Jules Boucher lo expresa con claridad: “Estos tres principios son, en
realidad, las claves del desarrollo integral del iniciado. No hay progreso
iniciático sin liberación interior, sin conciencia de la unidad y sin amor
universal” -La Simbología Masónica, 1948, p. 138-.
En el plano
esotérico, estos tres principios pueden comprenderse como tres fases del
proceso iniciático: la libertad corresponde al despertar del espíritu que se
libera de las cadenas de la materia; la igualdad corresponde al reconocimiento
de la unidad del ser en todos los seres, superando la ilusión de la separación;
y la fraternidad representa la reintegración activa del individuo en la
comunidad espiritual y en el orden cósmico. En el plano socio-político, estos
ideales adquieren también una dimensión de resistencia y de propuesta. En un
mundo donde la libertad es sacrificada al control, donde la igualdad se reduce
a formalismos vacíos y donde la fraternidad se disuelve en el individualismo,
el aprendiz masón está llamado a ser testimonio viviente de estos principios.
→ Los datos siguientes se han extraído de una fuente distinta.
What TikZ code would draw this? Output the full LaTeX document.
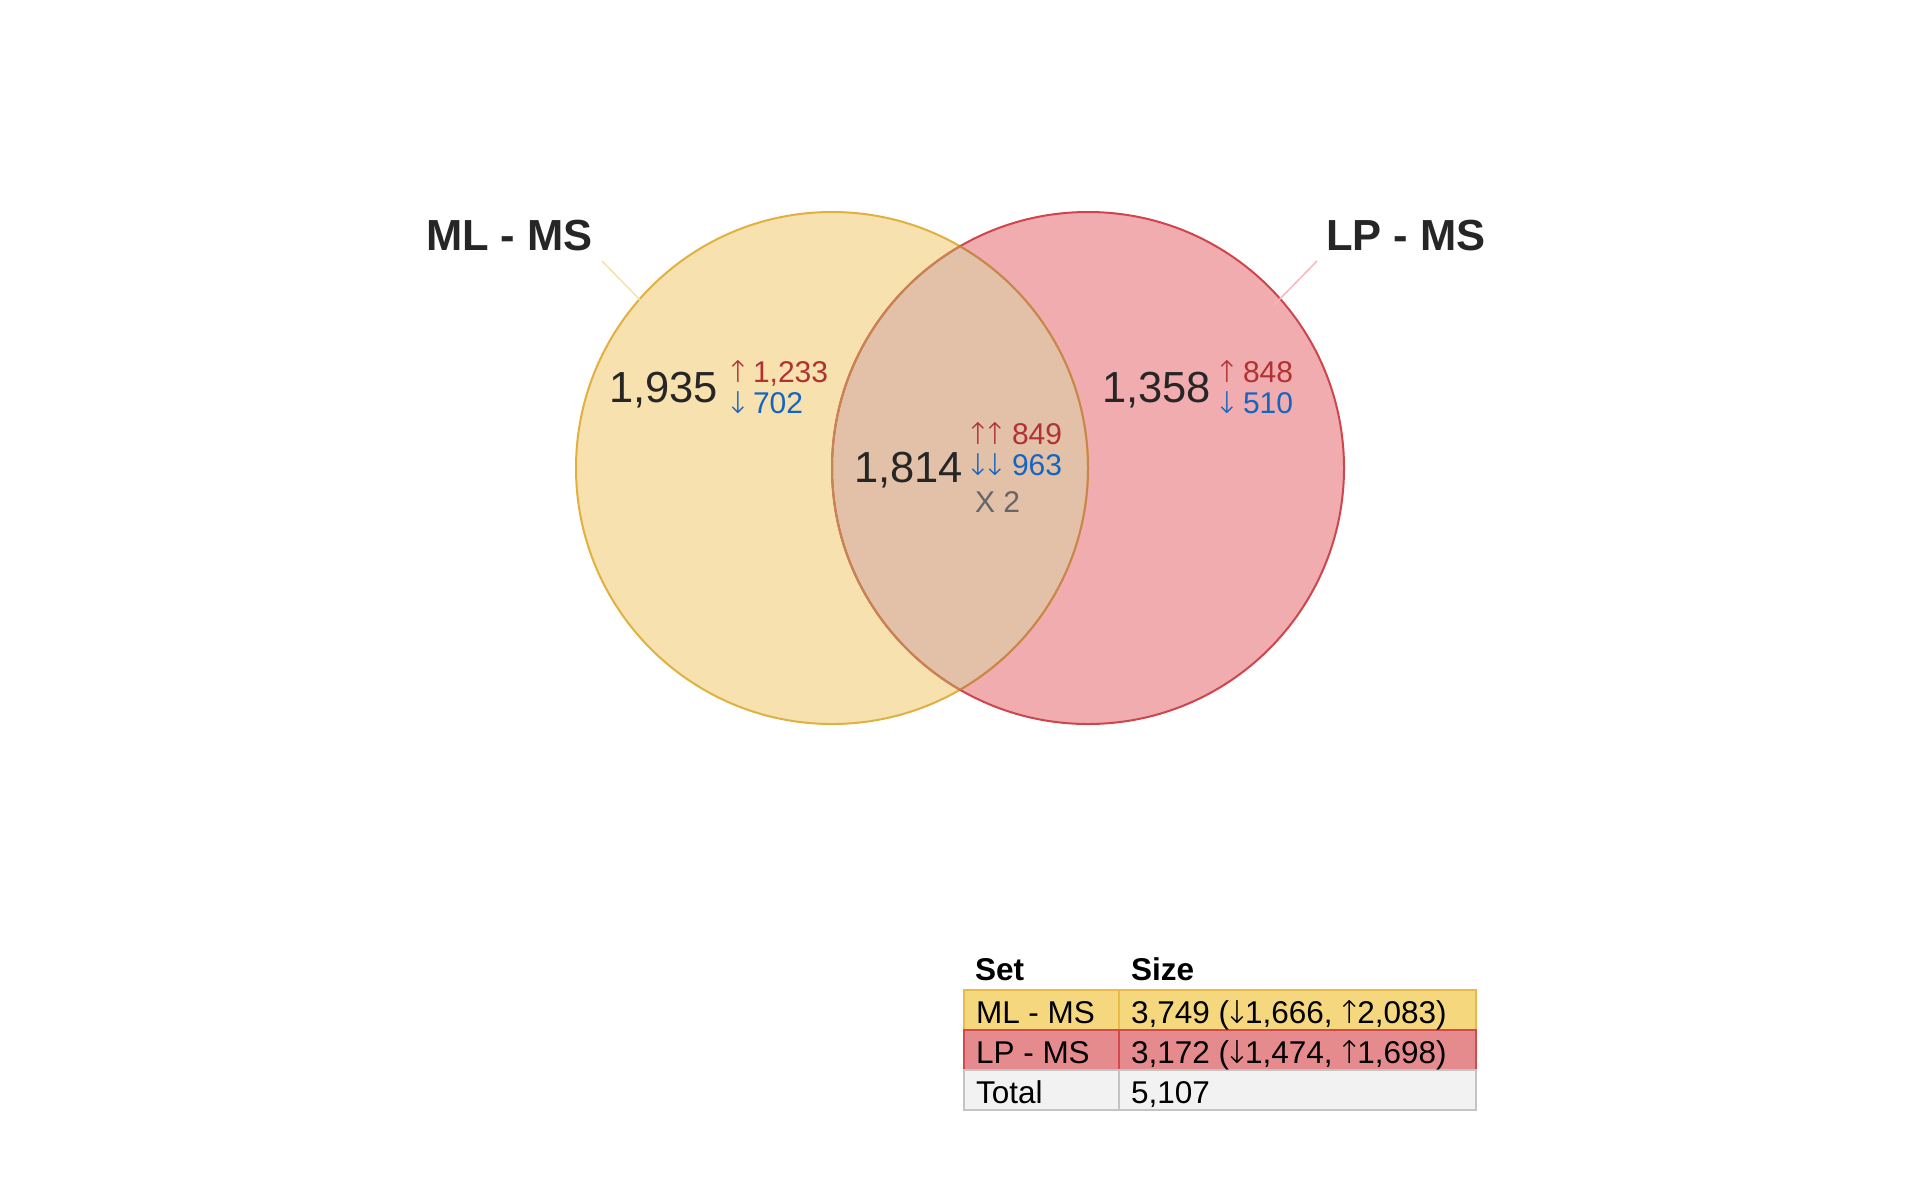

No puede refugiarse en la logia como quien huye del mundo, sino que debe
trabajar en él como constructor de un orden más justo, más libre y más
fraterno. La iniciación no es evasión, sino implicación ética. Como advierte
W.L. Wilmshurst: “La iniciación no es un fin en sí misma, sino un medio para
transformar al hombre en agente activo de la Voluntad divina en el mundo” -El
Significado de La Masonería, 1922, p. 103-.
Por eso, el aprendiz
debe aprender que cada gesto ético, cada acto de escucha, cada palabra sincera,
cada decisión tomada con justicia, es una forma concreta de encarnar la libertad,
la igualdad y la fraternidad. La masonería, en su esencia, no busca crear
sabios aislados, sino Hermanos capaces de irradiar luz en medio de la
oscuridad. El trabajo sobre la piedra bruta no se limita al ámbito interior,
sino que busca generar una transformación profunda que, desde el individuo,
alcance al tejido mismo de la sociedad. De ahí que la triada masónica, en su
dimensión social, sea también un compromiso político: no partidista, sino
profundamente humano, un llamado a la construcción de una sociedad más justa,
donde la libertad no sea privilegio, la igualdad no sea retórica y la
fraternidad no sea ilusión.
En
conclusión, libertad, igualdad y fraternidad son principios estructurantes de
la vida masónica, no solo como ideales abstractos, sino como caminos
existenciales que configuran el ser del aprendiz. En su dimensión simbólica,
ética, espiritual y social, constituyen los tres peldaños fundamentales que el
iniciado debe recorrer para elevarse como constructor consciente de su templo
interior y como servidor silencioso del bien común. En su fidelidad a estos
principios reside no solo la autenticidad de su camino iniciático, sino también
la posibilidad de ofrecer al mundo una esperanza encarnada de transformación y
de paz.
Pero más
allá de toda teoría, el deber del aprendiz consiste en traducir estos
principios a la obra de cada día: pulir su piedra bruta con perseverancia,
vencer el ruido de sus pasiones con el silencio fecundo, aprender a escuchar al
hermano y a reconocer en él la chispa de la misma luz, resistir con dignidad a
todo aquello que degrade la condición humana, y ser testimonio viviente de que
la libertad se conquista en la disciplina, la igualdad se vive en la humildad y
la fraternidad se encarna en el servicio. Ese es su deber esencial: trabajar
sin descanso en sí mismo para que, en el momento oportuno, pueda contribuir a
la edificación de un mundo más justo, más libre y más fraterno, bajo la mirada
del Gran Arquitecto Del Universo.
Guénon,
René. Ideas Sobre La Iniciación. París: Éditions Traditionnelles, 1946.
Martí, José.
Obras Completas. La Habana: Editorial de Ciencias Sociales, 1891.
Pike,
Albert. Moral y Dogma del Rito Escocés Antiguo y Aceptado. Charleston: Supreme
Council, 1871.
Wilmshurst,
W.L. El Significado de La Masonería. London: Rider & Co., 1922.
Wirth,
Oswald. El simbolismo masónico. Buenos Aires: Kier, 1927.